Your'e going to have a tough time with video at 640x480....everyone I know runs video (movies, etc) at 320x240 and let the app stretch to the size of the screen.  Furthermore dropping every other frame (decimating by 2) will increase percieved speed and the missed  frames are not very noticable in almost any scene as the screen size is so small.

As for threads, check your JVM/EVM parameters...are you running with green threads (I don't know if the JVM supports that on the Z) but using -green should use one real thread and create multiple "virtual" java threads.

Memory usage would be greatly affected by multiple threads as well.  So changing the thread scheme to green may solve this too.

Java is not too fast at scaling, but you could write or use a native scaling library (maybe libSDL or some other) and let that do you scaling for you.  

By just transmitting 320x240 and every other frame, using native scale lib to scale UP should decrease your bandwidth and optimize the processor usage. Once these are complete, you can increase the KBits-per-second (or decrease the JPG compression) to achive better video that scales cleaner.  Either way, you'll have to use a lower resoultion than 640x480...of that I am sure.

I think this is do-able (not ready for coconut farm) but a total java soution may only be reasonable in a non-scaled 320x240 resolution.  

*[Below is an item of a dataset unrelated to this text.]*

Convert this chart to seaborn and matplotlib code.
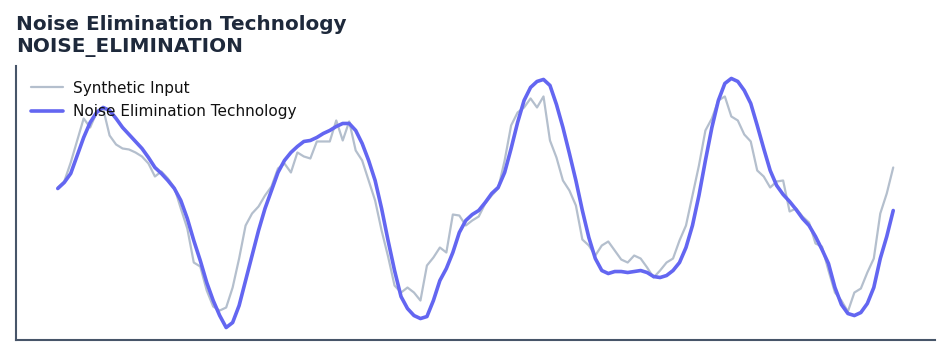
import numpy as np
import pandas as pd
import matplotlib
matplotlib.use("Agg")
import matplotlib.pyplot as plt
import seaborn as sns

# --- data ---
synthetic_input = [
    0.13, 0.19, 0.38, 0.60, 0.82, 0.73, 0.88, 0.92, 0.65, 0.56,
    0.52, 0.51, 0.48, 0.44, 0.37, 0.24, 0.29, 0.22, 0.13, -0.08,
    -0.28, -0.62, -0.66, -0.90, -1.06, -1.10, -1.07, -0.87, -0.58, -0.25,
    -0.13, -0.06, 0.05, 0.14, 0.32, 0.37, 0.28, 0.48, 0.44, 0.42,
    0.59, 0.59, 0.59, 0.80, 0.60, 0.79, 0.50, 0.40, 0.20, 0.00,
    -0.30, -0.56, -0.85, -0.92, -0.87, -0.92, -1.00, -0.65, -0.57, -0.47,
    -0.52, -0.14, -0.15, -0.25, -0.20, -0.16, -0.03, 0.05, 0.12, 0.40,
    0.75, 0.88, 0.93, 1.02, 0.93, 1.04, 0.60, 0.43, 0.20, 0.10,
    -0.05, -0.39, -0.45, -0.55, -0.45, -0.41, -0.50, -0.59, -0.62, -0.55,
    -0.58, -0.67, -0.77, -0.70, -0.62, -0.58, -0.40, -0.25, 0.05, 0.35,
    0.70, 0.82, 1.00, 1.04, 0.84, 0.80, 0.66, 0.59, 0.30, 0.24,
    0.13, 0.19, 0.20, -0.11, -0.08, -0.16, -0.22, -0.43, -0.46, -0.70,
    -0.92, -1.00, -1.11, -0.92, -0.88, -0.72, -0.58, -0.13, 0.07, 0.33,
]
noise_elimination = [
    0.12, 0.18, 0.27, 0.45, 0.63, 0.78, 0.88, 0.93, 0.90, 0.82,
    0.73, 0.66, 0.59, 0.52, 0.43, 0.33, 0.27, 0.20, 0.12, 0.00,
    -0.18, -0.40, -0.60, -0.82, -1.00, -1.15, -1.27, -1.22, -1.05, -0.80,
    -0.55, -0.30, -0.08, 0.10, 0.28, 0.40, 0.48, 0.54, 0.59, 0.60,
    0.63, 0.67, 0.70, 0.74, 0.77, 0.77, 0.70, 0.57, 0.40, 0.20,
    -0.08, -0.40, -0.70, -0.96, -1.08, -1.15, -1.18, -1.16, -1.00, -0.80,
    -0.68, -0.52, -0.32, -0.20, -0.14, -0.10, -0.02, 0.07, 0.13, 0.28,
    0.52, 0.78, 1.00, 1.13, 1.19, 1.21, 1.15, 0.96, 0.73, 0.47,
    0.20, -0.10, -0.37, -0.58, -0.70, -0.73, -0.71, -0.71, -0.72, -0.71,
    -0.70, -0.72, -0.76, -0.77, -0.75, -0.70, -0.62, -0.47, -0.25, 0.05,
    0.40, 0.73, 1.00, 1.17, 1.22, 1.19, 1.10, 0.97, 0.75, 0.52,
    0.30, 0.15, 0.06, -0.01, -0.09, -0.18, -0.25, -0.36, -0.49, -0.63,
    -0.87, -1.04, -1.13, -1.15, -1.12, -1.03, -0.87, -0.58, -0.36, -0.10,
]
series_names = ["Synthetic Input", "Noise Elimination Technology"]
title_lines = ["Noise Elimination Technology", "NOISE_ELIMINATION"]

t = np.arange(len(synthetic_input))
df = pd.DataFrame({
    "t": np.concatenate([t, t]),
    "value": synthetic_input + noise_elimination,
    "series": [series_names[0]] * len(t) + [series_names[1]] * len(t),
})

sns.set_theme(style="white")
plt.rcParams["font.family"] = ["DejaVu Sans"]

fig = plt.figure(figsize=(9.51, 3.56), dpi=100)
ax = fig.add_axes([16 / 951, 16 / 356, (935 - 16) / 951, (340 - 66) / 356])

palette = {series_names[0]: "#b4bfcd", series_names[1]: "#6366f1"}
sns.lineplot(data=df, x="t", y="value", hue="series", palette=palette,
             size="series", sizes={series_names[0]: 1.6, series_names[1]: 2.6},
             ax=ax, legend=True)

ax.set_xlabel("")
ax.set_ylabel("")
ax.set_xticks([])
ax.set_yticks([])
for side in ["top", "right"]:
    ax.spines[side].set_visible(False)
for side in ["left", "bottom"]:
    ax.spines[side].set_color("#475569")
    ax.spines[side].set_linewidth(1.5)

leg = ax.legend(loc="upper left", frameon=False, fontsize=11,
                handlelength=2.1, handletextpad=0.7, borderaxespad=0.55,
                labelspacing=0.55)
for h, lw in zip(leg.get_lines(), [1.6, 2.6]):
    h.set_linewidth(lw)
for txt in leg.get_texts():
    txt.set_color("#111111")

fig.text(16 / 951, 1 - 15 / 356, title_lines[0] + "\n" + title_lines[1],
         ha="left", va="top", fontsize=14.4, fontweight="bold",
         color="#1e293b", linespacing=1.2)

fig.savefig("out.png", dpi=100)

As far as TOP goes, I find SysInfo enough for me in Cacko Rom, but I imagine there is a linux solution that you can easily port to the Z....But remember top is resource intensive and will likely skew the data you are trying to analyze.  Simply logging some start.stop time metrics to a log file would prbably be alot less intrusive and many elegant solution exist to incorporate into your code (that you can toggle on and off easily) so that other perfromanace issues are easily resolved by turning on logging.

Hope this helps.
« Last Edit: October 14, 2004, 06:26:50 pm by Omicron »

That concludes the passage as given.